Cada vez que en un claustro, en un equipo docente o en cualquier otro foro profesional escucho la dichosa frase me acuerdo de Miguel Ángel Santos Guerra y de Kant. Del primero recuerdo su irónico “¡razonar, no; razonar, no!” que, cruzando los brazos sobre la cabeza, parecía indicar un temor atávico al terrible castigo que podría derivarse de empezar a usarla. Al fin y al cabo aquella broma suya, tan aplicable a las profesiones burocratizadas, era una forma divertida de aludir a algo tan serio como esa banalidad del mal sobre la que nos advirtió Hannah Arendt. Un peligro que precisamente es más probable en los sistemas funcionariales en los que la autonomía profesional se convierte en impunidad porque no lleva aparejada ninguna responsabilidad. Y es que el “no me vas a convencer”, el negarse a escuchar y a dar respuestas,  no es más que un vestigio preilustrado que desprecia el sapere aude kantiano. Una letanía autoprotectora que repiten una y otra vez quienes no tienen el valor de usar su propia razón y se niegan a que a su alrededor, además de prescripciones y prejuicios, pueda haber datos, argumentos y razones.

No sé si en las reuniones técnicas de los médicos, los ingenieros o los arquitectos será tan frecuente ese “no me vas a convencer” para cerrar sus deliberaciones. Pero tengo muy claro que, en el ejercicio de su trabajo, ningún profesor debería usarlo. No solo por los efectos antidialógicos en los contextos en que esa frase es pronunciada, sino por lo que significa sobre la idea que se tiene de la educación, que justamente consiste en promover lo contrario: la flexibilidad dialógica, el aprecio al supere aude y la reivindicación constante de que la escuela existe precisamente para poder decir bien alto “¡razonar, sí!; ¡razonar, siempre!”

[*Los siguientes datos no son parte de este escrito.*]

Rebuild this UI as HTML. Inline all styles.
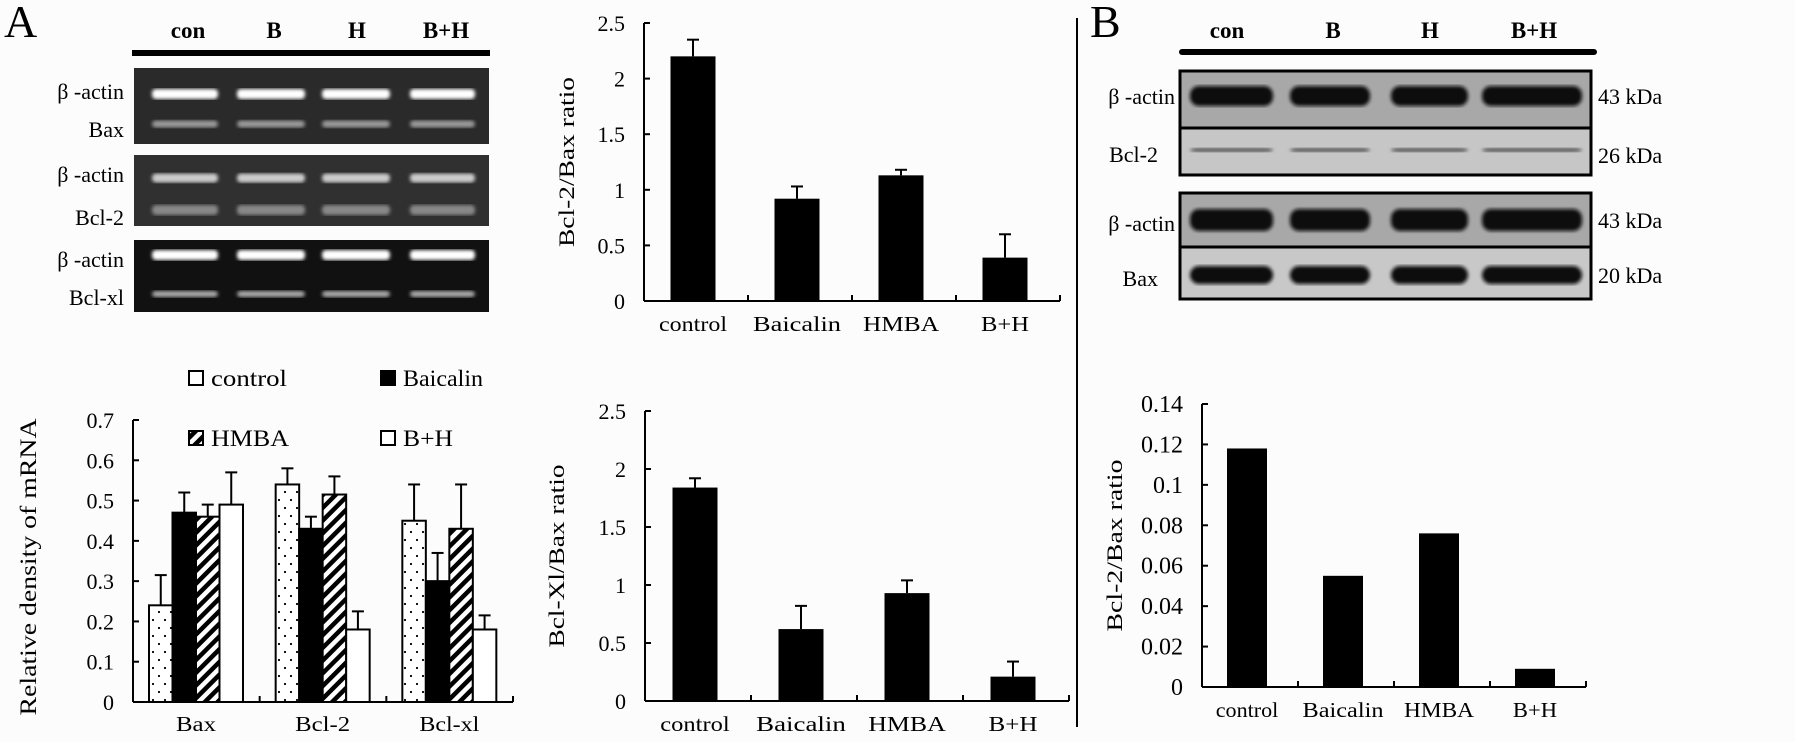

Así que quienes pronuncian recurrentemente y sin pudor ese “no me vas a convencer” (y quienes lo escuchan sin extrañeza) quizá no debieran ser funcionaros de un servicio público tan importante como es la educación. De hecho, son disfuncionales a sus más esenciales fines. Y lo peor es que lo suyo quizá no tenga remedio. Probablemente no comprendieron en su momento el significado tácito de ese juego complejo en el que los humanos aprendemos poco a poco a convivir mientras decimos “no me vas a convencer” para, con una sonrisa, invitar al otro a intentarlo.